Microscopic Transformations: Scientific Visualization, Biopower, and the Arts
Symposium:
Session Title:
- Digitization of Biological Data
Presentation Title:
- Microscopic Transformations: Scientific Visualization, Biopower, and the Arts
Presenter(s):
Venue(s):
Abstract:
Of the variety of microorganisms immortalized by countless techniques and technologies (electron microscopy, 3D modeling etc..), viruses are among the most fantasized about. Their size and nature makes finding appropriate visualization models and methods of analysis rather challenging. As a result, visualization becomes highly diversified, as attempts to portray these submicroscopic substances abound and compete with each other.

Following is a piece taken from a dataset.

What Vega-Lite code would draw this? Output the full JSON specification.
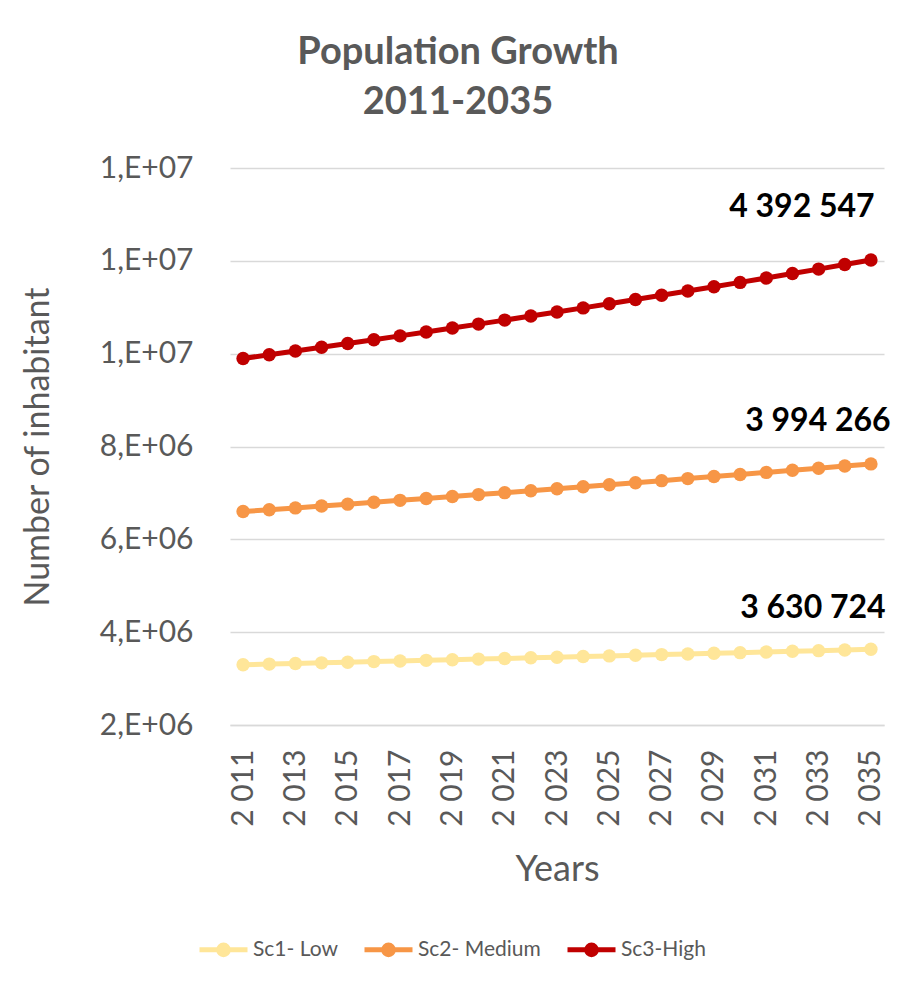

I argue that the above visual diversification reveals dynamics and approaches that define the scientific visualization of viruses as a very peculiar expression of today’s biopolitical life regime. In fact, the aesthetics and location of scientific visualization in popular science magazines and science journals reveals the urge to constrain, regulate and control these visual expressions to serve a number of agendas and recommendations. Thus, these images seem to support and tiredly repeat old ideas of viruses as spectacles, or as vicious invaders, an attitude that reminds us of the way foreign politics would treat the “immigrant alien” or the “imminent pandemic.” This inclination, however, is constantly ousted by a drive towards new ways of seeing, representing, and challenging older ideas of contagion and infectious diseases that incorporate more holistic and innovative concepts into the images.
This double tendency equally emerges from the work of the scientist and the creative intervention of artists who have engaged with the practice of visualization and have witnessed first-hand the processes and negotiations involved in the production of scientific visualization. By comparing the work of artists like Luke Jerram, Susanna Edwards and Caitlin Birrigam with examples of scientific visualization to be found in magazines and journals such as Nature and Science, I plan to illustrate 1) how the variety that characterizes the scientific visualization and representation of viruses and other submicroscopic entities constitutes a productive force reflecting but resisting conceptual and visual control over visualization and 2) how the intervention of the artist and the myriads of companies dedicated to the improvement of visualization trigger molecular, though gradual changes that in the long un will transform the way in which we see the object of visualization, the concepts and notions that frame it, as well as the object itself.